= EXERCISE =
Your answer should be a single number: the count of lines in the material below that hold "this".

--- Start MATERIALS PROVIDED ---

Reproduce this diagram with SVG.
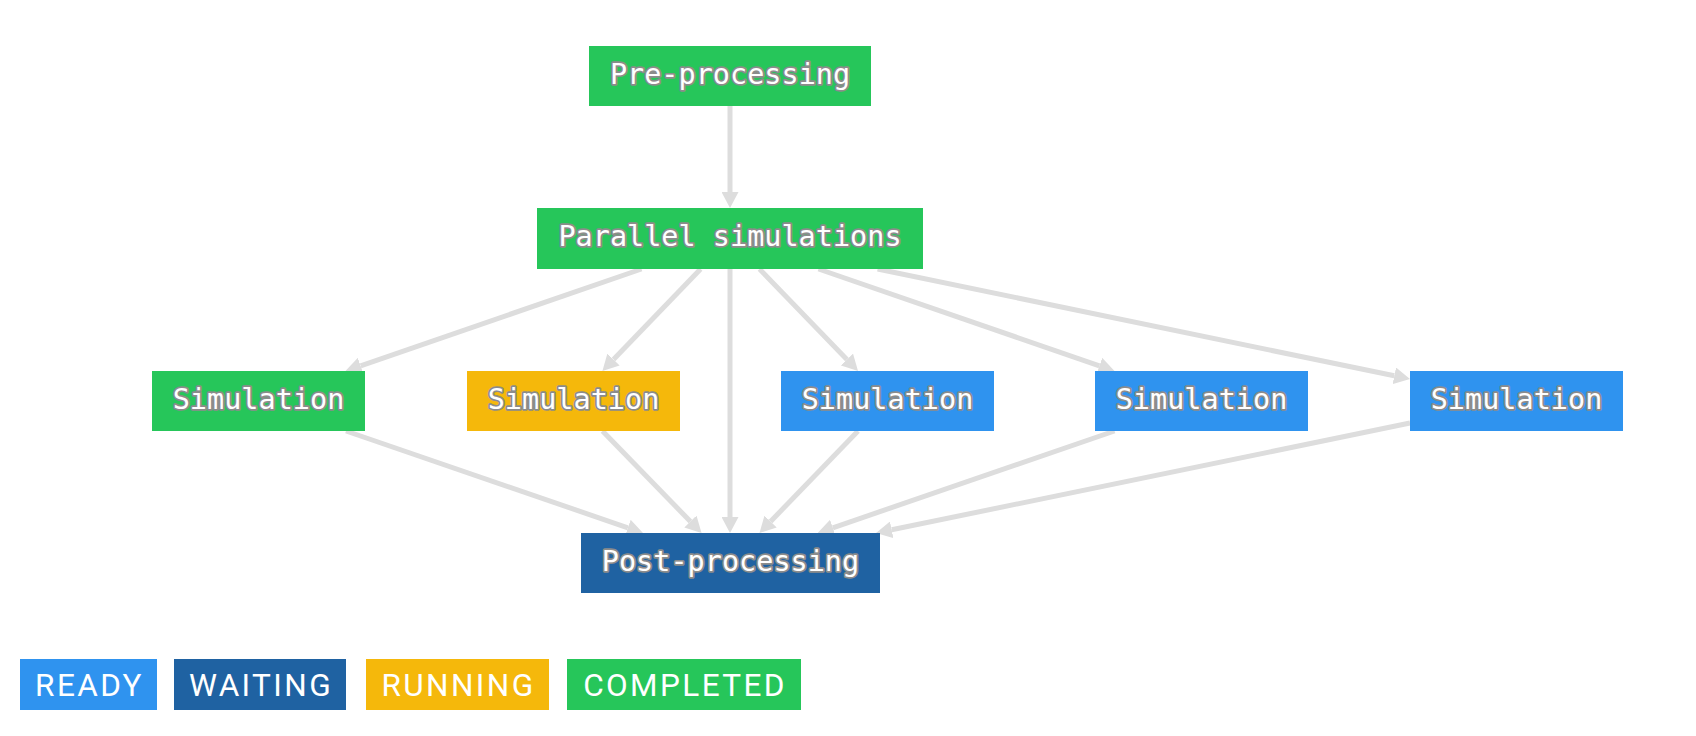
<svg xmlns="http://www.w3.org/2000/svg" width="1696" height="736" viewBox="0 0 1696 736">
<style>
.bg{fill:#ffffff}
.completed{fill:#26C65A}
.running{fill:#F5B80B}
.ready{fill:#2F93EF}
.waiting{fill:#1F62A2}
.lbl{font-family:"DejaVu Sans Mono","Liberation Mono",monospace;font-size:28.5px;fill:#ffffff;stroke:#8c8c8c;stroke-width:3.5px;paint-order:stroke;stroke-linejoin:round;text-anchor:middle}
.leg{font-family:Roboto,"Liberation Sans",sans-serif;font-size:31.5px;fill:#ffffff;letter-spacing:2.4px;text-anchor:middle}
.edge{stroke:#DDDDDD;stroke-width:5;fill:none;marker-end:url(#arr)}
</style>
<defs>
<marker id="arr" markerUnits="userSpaceOnUse" markerWidth="17" markerHeight="17" viewBox="0 0 17 17" refX="0" refY="8.5" orient="auto">
<path d="M0,0 L16,8.5 L0,17 z" fill="#DDDDDD"/>
</marker>
</defs>
<rect class="bg" x="0" y="0" width="1696" height="736"/>
<g id="connectors">
<line class="edge" x1="730" y1="106" x2="730" y2="192"/>
<line class="edge" x1="641.5" y1="269" x2="360.6" y2="365.8"/>
<line class="edge" x1="700.6" y1="269" x2="613.5" y2="359.5"/>
<line class="edge" x1="759.5" y1="269" x2="846.9" y2="359.5"/>
<line class="edge" x1="818.5" y1="269" x2="1099.4" y2="365.8"/>
<line class="edge" x1="877.6" y1="269" x2="1394.3" y2="375.8"/>
<line class="edge" x1="730" y1="269" x2="730" y2="517"/>
<line class="edge" x1="346" y1="431" x2="627.9" y2="527.8"/>
<line class="edge" x1="602.5" y1="431" x2="690.4" y2="521.5"/>
<line class="edge" x1="858" y1="431" x2="770.6" y2="521.5"/>
<line class="edge" x1="1114.5" y1="431" x2="832.8" y2="527.8"/>
<line class="edge" x1="1410" y1="423" x2="891.7" y2="529.8"/>
</g>
<g id="pre">
<rect class="completed" x="589" y="46" width="282" height="60"/>
<text class="lbl" x="730" y="84">Pre-processing</text>
</g>
<g id="parallel">
<rect class="completed" x="537" y="208" width="386" height="61"/>
<text class="lbl" x="730" y="246">Parallel simulations</text>
</g>
<g id="sim1">
<rect class="completed" x="152" y="371" width="213" height="60"/>
<text class="lbl" x="258.5" y="408.5">Simulation</text>
</g>
<g id="sim2">
<rect class="running" x="467" y="371" width="213" height="60"/>
<text class="lbl" x="573.5" y="408.5">Simulation</text>
</g>
<g id="sim3">
<rect class="ready" x="781" y="371" width="213" height="60"/>
<text class="lbl" x="887.5" y="408.5">Simulation</text>
</g>
<g id="sim4">
<rect class="ready" x="1095" y="371" width="213" height="60"/>
<text class="lbl" x="1201.5" y="408.5">Simulation</text>
</g>
<g id="sim5">
<rect class="ready" x="1410" y="371" width="213" height="60"/>
<text class="lbl" x="1516.5" y="408.5">Simulation</text>
</g>
<g id="post">
<rect class="waiting" x="581" y="533" width="299" height="60"/>
<text class="lbl" x="730.5" y="570.5">Post-processing</text>
</g>
<g id="legend">
<rect class="ready" x="20" y="659" width="137" height="51"/>
<text class="leg" x="89.5" y="696">READY</text>
<rect class="waiting" x="174" y="659" width="172" height="51"/>
<text class="leg" x="261" y="696">WAITING</text>
<rect class="running" x="366" y="659" width="183" height="51"/>
<text class="leg" x="458.5" y="696">RUNNING</text>
<rect class="completed" x="567" y="659" width="234" height="51"/>
<text class="leg" x="685" y="696">COMPLETED</text>
</g>
</svg>
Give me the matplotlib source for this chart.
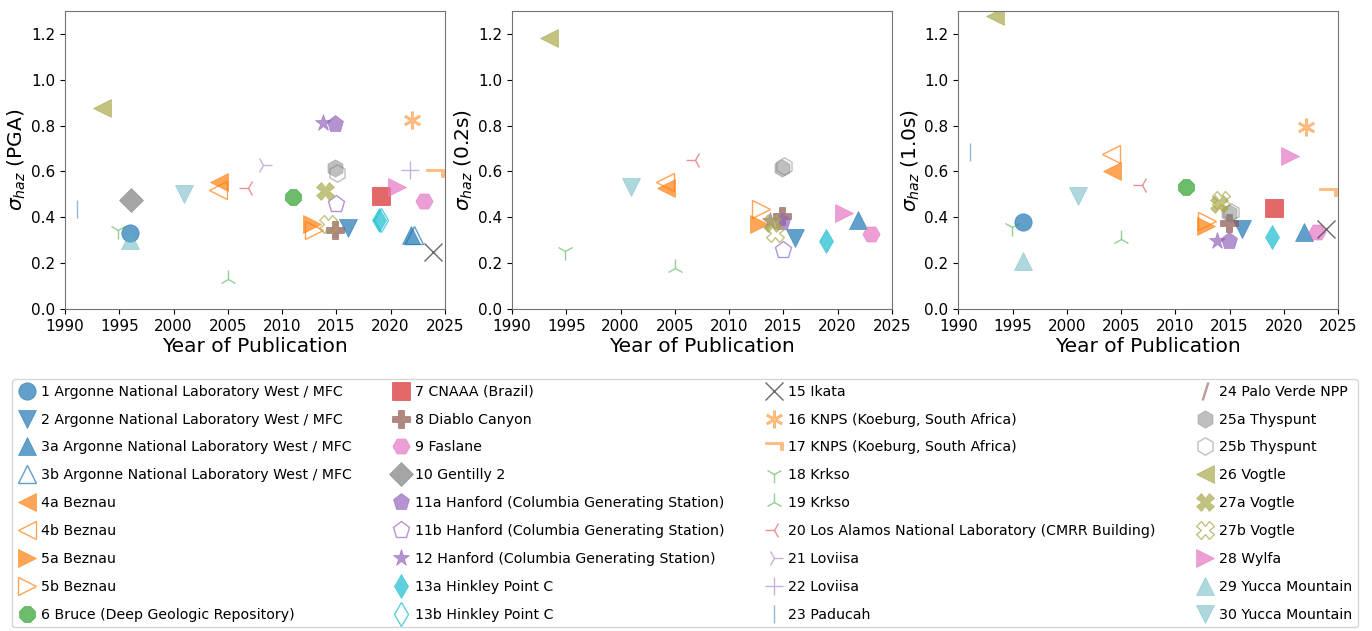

--- End MATERIALS PROVIDED ---

= COMPLETE ANSWER =
2